Re: [PATCH v8 00/11] Git filter protocol

Lars Schneider <larsxschneider@xxxxxxxxx> · Mon, 3 Oct 2016 19:35:19 +0200

> On 03 Oct 2016, at 19:02, Junio C Hamano <gitster@xxxxxxxxx> wrote:
> 
> Lars Schneider <larsxschneider@xxxxxxxxx> writes:
> 
>>> If the filter process refuses to die forever when Git told it to
>>> shutdown (by closing the pipe to it, for example), that filter
>>> process is simply buggy.  I think we want users to become aware of
>>> that, instead of Git leaving it behind, which essentially is to
>>> sweep the problem under the rug.
>>> 
>>> I agree with what Peff said elsewhere in the thread; if a filter
>>> process wants to take time to clean things up while letting Git
>>> proceed, it can do its own process management, but I think it is
>>> sensible for Git to wait the filter process it directly spawned.
>> 
>> To realize the approach above I prototyped the run-command patch below:
>> 
>> I added an "exit_timeout" variable to the "child_process" struct.
>> On exit, Git will close the pipe to the process and wait "exit_timeout" 
>> seconds until it kills the child process. If "exit_timeout" is negative
>> then Git will wait until the process is done.
> 
>> If we use that in the long running filter process, then we could make
>> the timeout even configurable. E.g. with "filter.<driver>.process-timeout".
>> 
>> What do you think about this solution? 
> 
> Is such a configuration (or timeout in general) necessary?  I
> suspect that a need for timeout, especially needing timeout and
> needing to get killed that happens so often to require a
> configuration variable, is a sign of something else seriously wrong.
> 
> What's the justification for a filter to _require_ getting killed
> all the time when it is spawned?  Otherwise you wouldn't configure
> "this driver does not die when told, so we need a timeout" variable.
> Is it a sign of the flaw in the protocol to talk to it?  e.g.

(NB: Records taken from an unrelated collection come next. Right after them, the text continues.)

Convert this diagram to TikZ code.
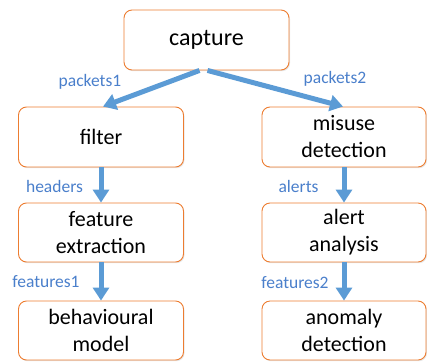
\documentclass[tikz,border=0pt]{standalone}
\usepackage{fontspec}
\setmainfont{Carlito}
\usepackage{xcolor}
\usetikzlibrary{arrows.meta,shadows}
\definecolor{boxline}{HTML}{ED7D31}
\definecolor{flowblue}{HTML}{5B9BD5}
\definecolor{labelblue}{HTML}{4A7FCB}

\begin{document}
\begin{tikzpicture}[x=1pt,y=1pt]
\tikzset{stage/.style={draw=boxline,line width=0.9pt,fill=white,rounded corners=8pt,
  minimum width=165pt,minimum height=60pt,align=center,inner sep=0pt,
  font=\fontsize{22}{27}\selectfont,
  drop shadow={opacity=0.2,shadow xshift=1pt,shadow yshift=-1.2pt}}}
\tikzset{flow/.style={draw=flowblue,line width=5pt,-{Triangle[width=16pt,length=13pt]}}}
\tikzset{tag/.style={text=labelblue,font=\fontsize{17.5}{20}\selectfont,inner sep=0pt}}

\useasboundingbox (0,0) rectangle (427,-361);

% stages
\node[stage,font=\fontsize{24}{28}\selectfont] (capture) at (206.5,-40) {capture};
\node[stage] (filter) at (101,-137) {filter};
\node[stage,minimum width=164pt] (misuse) at (344,-137) {misuse\\detection};
\node[stage,minimum height=59pt] (extract) at (101,-232.5) {feature\\extraction};
\node[stage,minimum width=164pt,minimum height=59pt] (alert) at (344,-232.5) {alert\\analysis};
\node[stage,minimum height=59pt] (behav) at (101,-330.5) {behavioural\\model};
\node[stage,minimum width=164pt,minimum height=59pt] (anomaly) at (344,-330.5) {anomaly\\detection};

% flows
\draw[flow] ([xshift=-7pt]capture.south) -- ([xshift=2pt]filter.north);
\draw[flow] ([xshift=1pt]capture.south) -- ([xshift=-1pt]misuse.north);
\draw[flow] (filter) -- (extract);
\draw[flow] (extract) -- (behav);
\draw[flow] (misuse) -- (alert);
\draw[flow] (alert) -- (anomaly);

% labels
\node[tag] (packetsA) at (90,-82) {packets1};
\node[tag] (packetsB) at (335,-79) {packets2};
\node[tag] (headers) at (54.5,-186) {headers};
\node[tag] (alerts) at (298.5,-186) {alerts};
\node[tag] (featuresA) at (46,-282) {features1};
\node[tag] (featuresB) at (295,-283) {features2};

\end{tikzpicture}
\end{document}
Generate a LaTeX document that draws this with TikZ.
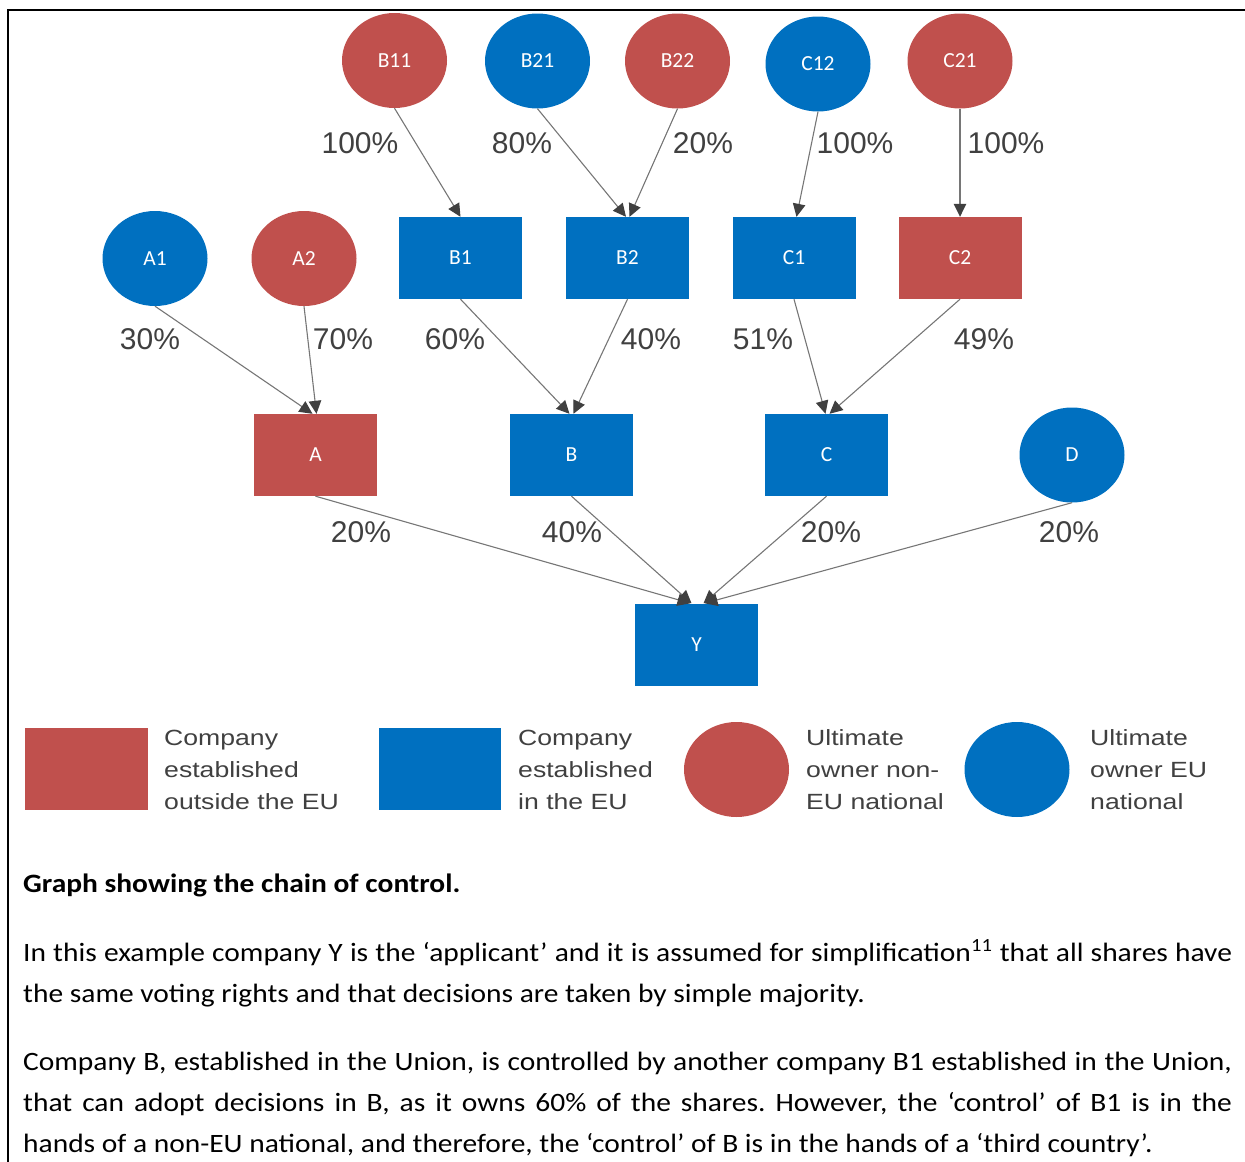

Git
> has a way to tell it to die, but it somehow is very hard to hear
> from filter's end and honor that request?
> 
> I think that we would need some timeout in the mechanism, but not to
> be used for "killing".
> 
> You would decide to "kill" an filter process in two cases: the
> filter is buggy and refuses to die when Git tells it to exit, or the
> code in Git waiting for its death is somehow miscounting its
> children, and thought it told to die one process but in fact it
> didn't (perhaps it told somebody else to die), or it thought it
> hasn't seen the child die when in fact it already did.

Agreed.

> Calling kill(2) and exiting would hide these two kind of bugs from
> end users.  Not doing so would give the end users a hung Git, which
> is a VERY GOOD thing.  Otherwise you would not notice bugs and lose
> the opportunity to diagnose and fix it.

Aha. I assumed that a hung Git because of a buggy filter would be a no-no.
Thanks for this clarification.

> The timeout would be good for you to give a message "filter process
> running the script '%s' is not exiting; I am waiting for it".  The
> user is still left with a hung Git, and can then see if that process
> is hanging around.  If it is, then we found a buggy filter.  Or we
> found a buggy Git.  Either needs to be fixed.  I do not think it
> would help anybody by doing a kill(2) to sweep possible bugs under
> the rug.

I could achieve that with this run-command patch: 
http://public-inbox.org/git/E9946E9F-6EE5-492B-B122-9078CEB88044@xxxxxxxxx/
(I'll remove the "timeout after x seconds" parts and keep the "wait until 
done" part with stderr output)

Thanks,
Lars